Santa Teresa nos anima buscar la compañía de Cristo y dejarnos cautivar por su mirada amistosa que nos interpela. El Evangelio está lleno de miradas de amor: al joven rico, a Pedro, a la samaritana…Evitemos que la oración sea un mero raciocinio intelectual. Busquemos enternecer el corazón y buscar afectos de amor con Cristo. Esto no es mero sentimentalismo, que suele ser espontaneo y superficial sino un acto de amor, un afecto libre. Es la determinación de seguir a Cristo por la senda estrecha, negándonos y aceptando la cruz de cada día.
Debemos ser fieles en lo poco, en lo cotidiano, en la cruz que nos manda el Señor en el momento presente. No poner excusas, ni buscar hipotéticas situaciones donde podríamos santificarnos mejor. La santidad, por lo general, consiste en vivir con perfección nuestras obligaciones. Lo que sostiene el mundo no son las grandes decisiones de los políticos, sino los pequeños actos de heroísmo cotidiano de aquellas personas que son fieles a los deberes de su estado y los hacen con perfección… deberes de padre, de profesor o de cualquier profesión.
Para ser personas de oración hay que saber recogerse, saber que Dios, por la inhabitación trinitaria, está más dentro de nuestra alma que nosotros mismos, algo que descubrió muy bien San Agustín cuando buscaba en vano a Dios fuera de sí mismo. Para la santa con un buen recoger las 3 potencias del alma, oración de recogimiento, hasta las personas que hacen oración vocal pueden llegar a la contemplación u oración de quietud. Antaño muchos legos sin letras, con la mera oración vocal, lograban gran santidad.
Para Teresa no se puede santificar el nombre de Dios si no viene a nosotros su Reino y este llega en la contemplación. Gran perfección es el recto deseo de que se haga la voluntad de Dios en esta tierra como en el Cielo. Y la voluntad de Dios no está en deleites, riquezas y honores sino en abrazar la cruz, no hay que buscar otras algarabías. Para ella la humildad es la verdad. Andar en verdad es conocer que Dios lo es todo y nosotros somos nada y pecado.
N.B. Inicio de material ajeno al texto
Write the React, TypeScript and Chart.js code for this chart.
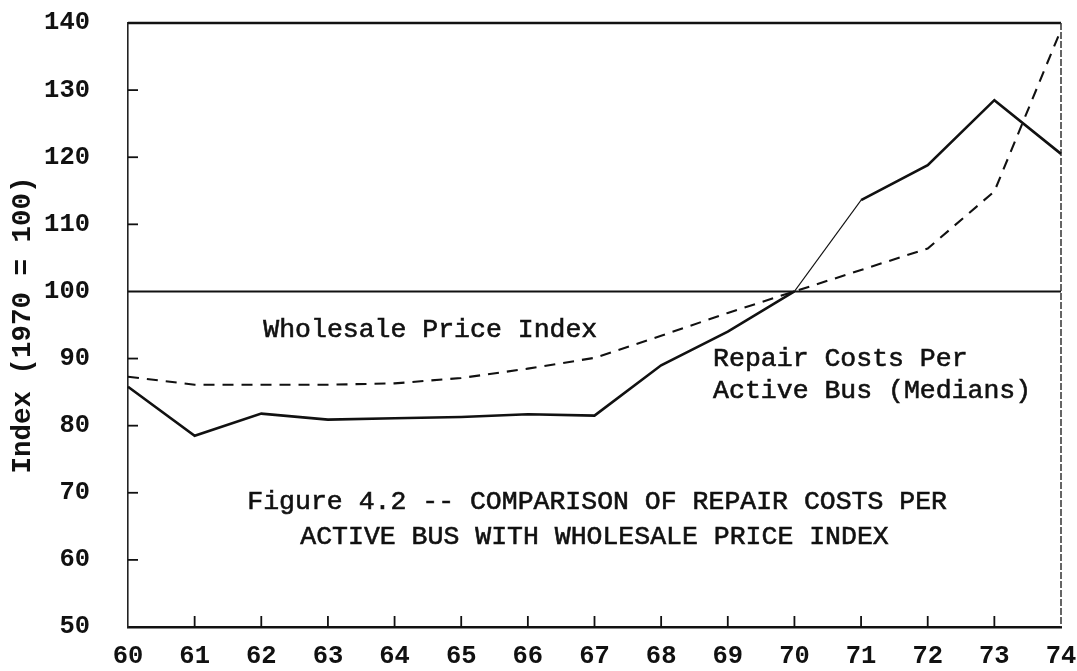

Teresa habla en la petición del pan cotidiano de la necesidad de la Eucaristía, que es la manera más perfecta que tenemos de unirnos a Cristo en esta tierra, por encima incluso de las visiones y los éxtasis. Y explica la necesidad de perdonar a nuestros hermanos para que Dios nos perdone a nosotros, siendo infinitamente mucho más lo que Dios nos tiene que perdonar. También concluye su comentario a la oración dominical mostrando la necesidad de pedir en la oración que salgamos victoriosos en la tentación y evitar el mal. La humildad es siempre la mejor manera de andar en verdad y de descubrir la tentación, que más sutil es en las almas más adelantadas. Concluye la santa animándonos a afincar nuestra vida en el amor de Dios y esto se ve en el trato de amistad con Él y en la afabilidad y caridad con el hermano y en el santo temor de Dios, antes morir que pecar.